Keunikan yang begitu dahsyat bagi saya. Saya berani menyimpulkan, inilah kunci
keberhasilan mereka para guru mengaji itu. Semoga Allah swt merahmati mereka
dan memberi kebaikan yang banyak.
Kedua, keunikan lain yang saya temukan
dalam pelaksanaan evaluasi, sebagaimana kita ketahui, dalam dunia pendidikan
kita, keberhasilan pendidikan diukur berdasarkan hasil evaluasi, sehingga ada
istilah ujian semester atau ujian akhir, bahkan ujian nasional. Umumnya
pendidikan dinegri kita menerapkan ujian pada anak didik dengan sistem ujian
bersama, artinya soal yang diujikan sama dalam satu kabupaten atau provinsi
untuk seluruh lembaga pendidikan yang sejenjang. Soal tersebut dibuat oleh tim
yang telah ditunjuk, lalu didistribusikan pada seluruh sekolah yang berada
dalam teritorialnya. Untuk MDA/DTA, ini juga sepanjang pengetahuan saya, konsep
itu tidak berlaku, guru yang memberikan pengajaran, guru itu pula yang
mengevaluasi sendiri, juga terlepas dari kasuistik yang mungkin ada MDA/DTA
yang menerapkan konsep evaluasi seperti ujian bersama di atas. Namun saya lebih
cendrung dan bangga dengan konsep para guru MDA/DTA yang menerapkan sistem
ujian yang langsung gurunya melakukan evaluasi. Sederhana cara berfikirnya,
bukankah guru itu yang mengajar, ia yang lebih tahu tentang karakter anak
didik, sehingga mampu merampungkan instrument soal sesuai dengan pemahaman
tentang kemampuan anak didik. Malah suatu hal yang ironi, jika yang mengajar
lain, yang mengevaluasi lain, parahnya lagi, yang menentukan keberhasilan lain
pula. Inilah yang saya maksud konsep guru MDA/DTA ini unik. Saya katakan unik
bukan berarti ganjil, toh penerapan itu sebenarnya lumrah, cuma saya katakan unik,
metode yang mereka terapkan dalam evaluasi dengan cara seperti itu tampaknya
tidak menjadi bahan perhatian dari kalangan pendidikan, mereka masih ngotot
menerapkan konsep ujian bersama yang soalnya dibuat oleh tim, padahal tim itu
sendiri belum tentu memahami seluruh karakter anak didik yang akan mendapatkan
soal ujian, bukankah tim itu hanya beberapa orang, bukan keseluruhan guru yang
terlibat dalam pembelajaran.
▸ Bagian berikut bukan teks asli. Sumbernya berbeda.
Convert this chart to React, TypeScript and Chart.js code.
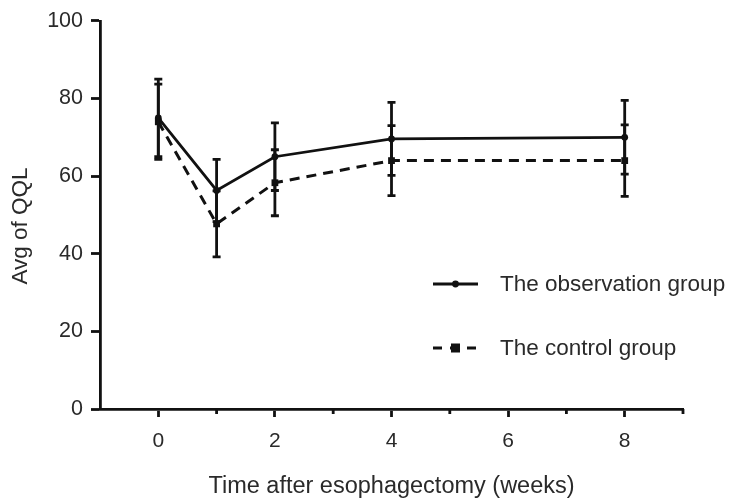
import React, { useEffect, useRef } from "react";
import { Chart, registerables } from "chart.js";

Chart.register(...registerables);

const weeks = [0, 1, 2, 4, 8];
const obsMean = [75, 56.3, 65, 69.6, 70];
const obsSD = [10, 8, 8.7, 9.4, 9.5];
const ctrlMean = [74, 47.7, 58.3, 64, 64];
const ctrlSD = [9.7, 8.5, 8.5, 9, 9.2];

const xMajorTicks = [0, 2, 4, 6, 8];
const xMinorTicks = [1, 3, 5, 7, 9];
const yTicks = [0, 20, 40, 60, 80, 100];

const seriesNames = ["The observation group", "The control group"];
const yTitle = "Avg of QQL";
const xTitle = "Time after esophagectomy (weeks)";

const FONT = "'Liberation Sans', Arial, Helvetica, sans-serif";
const INK = "#111";
const TEXT = "#2a2a2a";

export default function App() {
  const ref = useRef<HTMLCanvasElement>(null);

  useEffect(() => {
    if (!ref.current) return;
    const sds = [obsSD, ctrlSD];

    const errorBars = {
      id: "errorBars",
      afterDatasetsDraw(chart: any) {
        const { ctx } = chart;
        const xs = chart.scales.x;
        const ys = chart.scales.y;
        ctx.save();
        ctx.strokeStyle = INK;
        ctx.lineWidth = 2.8;
        ctx.setLineDash([]);
        chart.data.datasets.forEach((ds: any, di: number) => {
          ds.data.forEach((p: any, i: number) => {
            const sd = sds[di][i];
            const px = xs.getPixelForValue(p.x);
            const top = ys.getPixelForValue(p.y + sd);
            const bot = ys.getPixelForValue(p.y - sd);
            ctx.beginPath();
            ctx.moveTo(px, top);
            ctx.lineTo(px, bot);
            ctx.moveTo(px - 4, top);
            ctx.lineTo(px + 4, top);
            ctx.moveTo(px - 4, bot);
            ctx.lineTo(px + 4, bot);
            ctx.stroke();
          });
        });
        ctx.restore();
      },
    };

    const extras = {
      id: "extras",
      afterDraw(chart: any) {
        const { ctx, chartArea } = chart;
        const xs = chart.scales.x;
        ctx.save();
        // minor ticks
        ctx.strokeStyle = INK;
        ctx.lineWidth = 2.8;
        ctx.beginPath();
        xMinorTicks.forEach((v) => {
          const px = xs.getPixelForValue(v);
          ctx.moveTo(px, chartArea.bottom);
          ctx.lineTo(px, chartArea.bottom + 5);
        });
        ctx.stroke();

        // y title
        ctx.fillStyle = TEXT;
        ctx.font = `22.5px ${FONT}`;
        ctx.textAlign = "center";
        ctx.textBaseline = "middle";
        ctx.save();
        ctx.translate(21, 226);
        ctx.rotate(-Math.PI / 2);
        ctx.fillText(yTitle, 0, 0);
        ctx.restore();

        // legend
        const lx0 = 433;
        const lx1 = 478;
        const rows = [284, 348];
        ctx.lineWidth = 3;
        ctx.beginPath();
        ctx.setLineDash([]);
        ctx.moveTo(lx0, rows[0]);
        ctx.lineTo(lx1, rows[0]);
        ctx.stroke();
        ctx.fillStyle = INK;
        ctx.beginPath();
        ctx.arc((lx0 + lx1) / 2, rows[0], 3.4, 0, Math.PI * 2);
        ctx.fill();
        ctx.beginPath();
        ctx.setLineDash([9, 8]);
        ctx.moveTo(lx0, rows[1]);
        ctx.lineTo(lx1, rows[1]);
        ctx.stroke();
        ctx.setLineDash([]);
        ctx.fillRect((lx0 + lx1) / 2 - 4.5, rows[1] - 4.5, 9, 9);

        ctx.fillStyle = TEXT;
        ctx.font = `22.5px ${FONT}`;
        ctx.textBaseline = "middle";
        ctx.textAlign = "left";
        ctx.fillText(seriesNames[0], 500, rows[0] + 1);
        ctx.fillText(seriesNames[1], 500, rows[1] + 1);
        ctx.restore();
      },
    };

    const chart = new Chart(ref.current, {
      type: "line",
      data: {
        datasets: [
          {
            label: seriesNames[0],
            data: weeks.map((w, i) => ({ x: w, y: obsMean[i] })),
            borderColor: INK,
            backgroundColor: INK,
            borderWidth: 2.8,
            pointStyle: "circle",
            pointRadius: 3.4,
            pointBorderWidth: 0,
            tension: 0,
          },
          {
            label: seriesNames[1],
            data: weeks.map((w, i) => ({ x: w, y: ctrlMean[i] })),
            borderColor: INK,
            backgroundColor: INK,
            borderWidth: 3,
            borderDash: [10, 7],
            pointStyle: "rect",
            pointRadius: 4.8,
            pointBorderWidth: 0,
            tension: 0,
          },
        ],
      },
      options: {
        animation: false,
        responsive: false,
        maintainAspectRatio: false,
        layout: { padding: { top: 20, right: 50, left: 0, bottom: 0 } },
        plugins: {
          legend: { display: false },
          tooltip: { enabled: false },
        },
        scales: {
          x: {
            type: "linear",
            min: -1,
            max: 9,
            afterBuildTicks: (scale: any) => {
              scale.ticks = xMajorTicks.map((v) => ({ value: v }));
            },
            afterFit: (scale: any) => {
              scale.height = 90;
            },
            grid: {
              drawOnChartArea: false,
              drawTicks: true,
              tickLength: 8,
              tickWidth: 2.8,
              tickColor: INK,
            },
            border: { display: true, color: INK, width: 2.8 },
            ticks: {
              autoSkip: false,
              maxRotation: 0,
              padding: 12,
              color: TEXT,
              font: { family: FONT, size: 21 },
              callback: (v: any) => String(v),
            },
            title: {
              display: true,
              text: xTitle,
              color: TEXT,
              font: { family: FONT, size: 23.5, lineHeight: 1.05 },
              padding: { top: 0, bottom: 0 },
            },
          },
          y: {
            type: "linear",
            min: 0,
            max: 100,
            afterBuildTicks: (scale: any) => {
              scale.ticks = yTicks.map((v) => ({ value: v }));
            },
            afterFit: (scale: any) => {
              scale.width = 100;
            },
            grid: {
              drawOnChartArea: false,
              drawTicks: true,
              tickLength: 9,
              tickWidth: 2.8,
              tickColor: INK,
            },
            border: { display: true, color: INK, width: 2.8 },
            ticks: {
              padding: 8,
              color: TEXT,
              font: { family: FONT, size: 21.5 },
            },
          },
        },
      },
      plugins: [errorBars, extras],
    });
    return () => chart.destroy();
  }, []);

  return (
    <div style={{ position: "fixed", left: 0, top: 0, width: 733, height: 499, background: "#fff" }}>
      <canvas ref={ref} width={733} height={499} style={{ display: "block" }} />
    </div>
  );
}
Mungkin ada yang komentar, tim berbuat kan
berdasarkan standar kurikulum, secara otomatis materi yang diujikan telah
dipelajari anak didik. ? Tak semudah itu masalahnya, jika hanya untuk
penguasaan materi secara kognitif, bisa jadi, tapi ini pendidikan, bukankah
pendidikan itu mengarah pada pembentukan karakter yang selalu didengung-dengungkan
? Apakah selesai urusan karakter hanya dengan pencapaian kognitif ? Tanpa
kemampuan mengukur apa yang dibutuhkan dan sesuai dengan karakter anak didik ?
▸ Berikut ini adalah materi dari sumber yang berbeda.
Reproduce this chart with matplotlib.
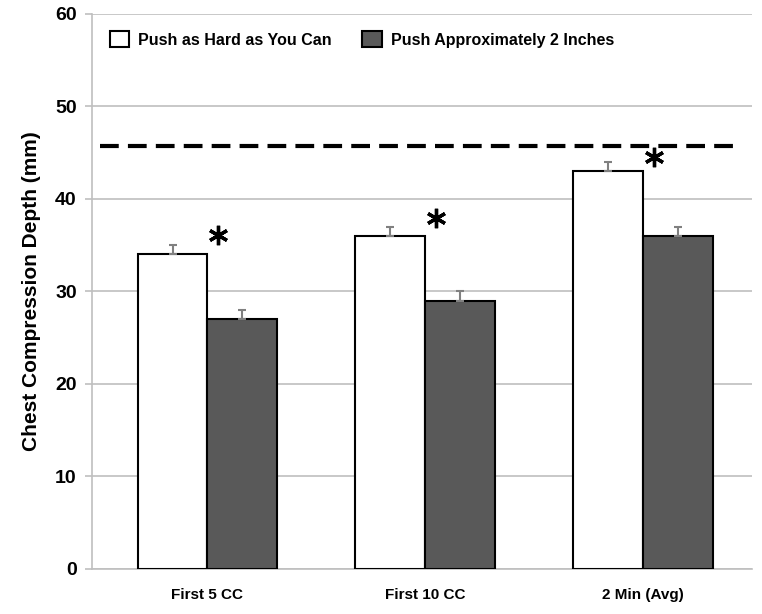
import matplotlib
matplotlib.use("Agg")
import matplotlib.pyplot as plt
import numpy as np

categories = ["First 5 CC", "First 10 CC", "2 Min (Avg)"]
hard = [34, 36, 43]
hard_err = [1, 1, 1]
approx = [27, 29, 36]
approx_err = [1, 1, 1]
sig_y = [36.1, 37.9, 44.5]
target_depth = 45.7
series_names = ["Push as Hard as You Can", "Push Approximately 2 Inches"]

plt.rcParams['font.family'] = ['Liberation Sans', 'DejaVu Sans']

fig = plt.figure(figsize=(7.62, 6.14), dpi=100)
ax = fig.add_axes([0.1207, 0.0733, 0.866, 0.904])

x = np.arange(len(categories))
w = 0.32
ekw = dict(ecolor="#808080", capsize=3, elinewidth=1.5, capthick=1.5)
ax.bar(x - w / 2, hard, w, color="white", edgecolor="black", linewidth=1.5,
       yerr=[[0] * len(hard), hard_err], error_kw=ekw,
       label=series_names[0], zorder=3)
ax.bar(x + w / 2, approx, w, color="#595959", edgecolor="black", linewidth=1.5,
       yerr=[[0] * len(approx), approx_err], error_kw=ekw,
       label=series_names[1], zorder=3)

# significance marks
ax.plot(x + 0.05, sig_y, linestyle="none", marker=(6, 2, 0), markersize=14,
        markeredgewidth=2.4, color="black", zorder=4)

ax.axhline(target_depth, xmin=0.012, xmax=0.975, color="black", linestyle=(0, (4.5, 2.2)),
           linewidth=3, zorder=4)

ax.set_xlim(-0.53, 2.5)
ax.set_ylim(0, 60)
ax.set_yticks(range(0, 61, 10))
ax.yaxis.grid(True, color="#bfbfbf", linewidth=1.2, zorder=0)
ax.set_axisbelow(True)
for s in ["top", "right"]:
    ax.spines[s].set_visible(False)
ax.spines["left"].set_color("#bfbfbf")
ax.spines["bottom"].set_color("#bfbfbf")
ax.spines["left"].set_linewidth(1.2)
ax.spines["bottom"].set_linewidth(1.2)
ax.tick_params(axis="x", length=0, pad=14)
ax.tick_params(axis="y", length=5, width=1.2, color="#bfbfbf", pad=6)

ax.set_xticks(x)
ax.set_xticklabels(categories, fontsize=11, fontweight="bold")
for lbl in ax.get_yticklabels():
    lbl.set_fontsize(14)
    lbl.set_fontweight("bold")
ax.set_ylabel("Chest Compression Depth (mm)", fontsize=15, fontweight="bold", labelpad=10)

ax.legend(loc="upper left", bbox_to_anchor=(0.005, 0.995), ncol=2, frameon=False,
          prop=dict(size=11.5, weight="bold"), handlelength=1.2, handleheight=1.2,
          columnspacing=1.9, handletextpad=0.6)

fig.savefig("out.png", dpi=100)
Ketahuilah, karakter anak didik hanya guru yang bersangkutan yang lebih tahu,
maka mereka yang layak menguji anak didik. Berpolemik dalam masalah ini hanya
akan melelahkan, maka saya kunci saja, saya katakana unik metode evaluasi guru
MDA/DTA ini karena memang telah terbukti keampuhannya.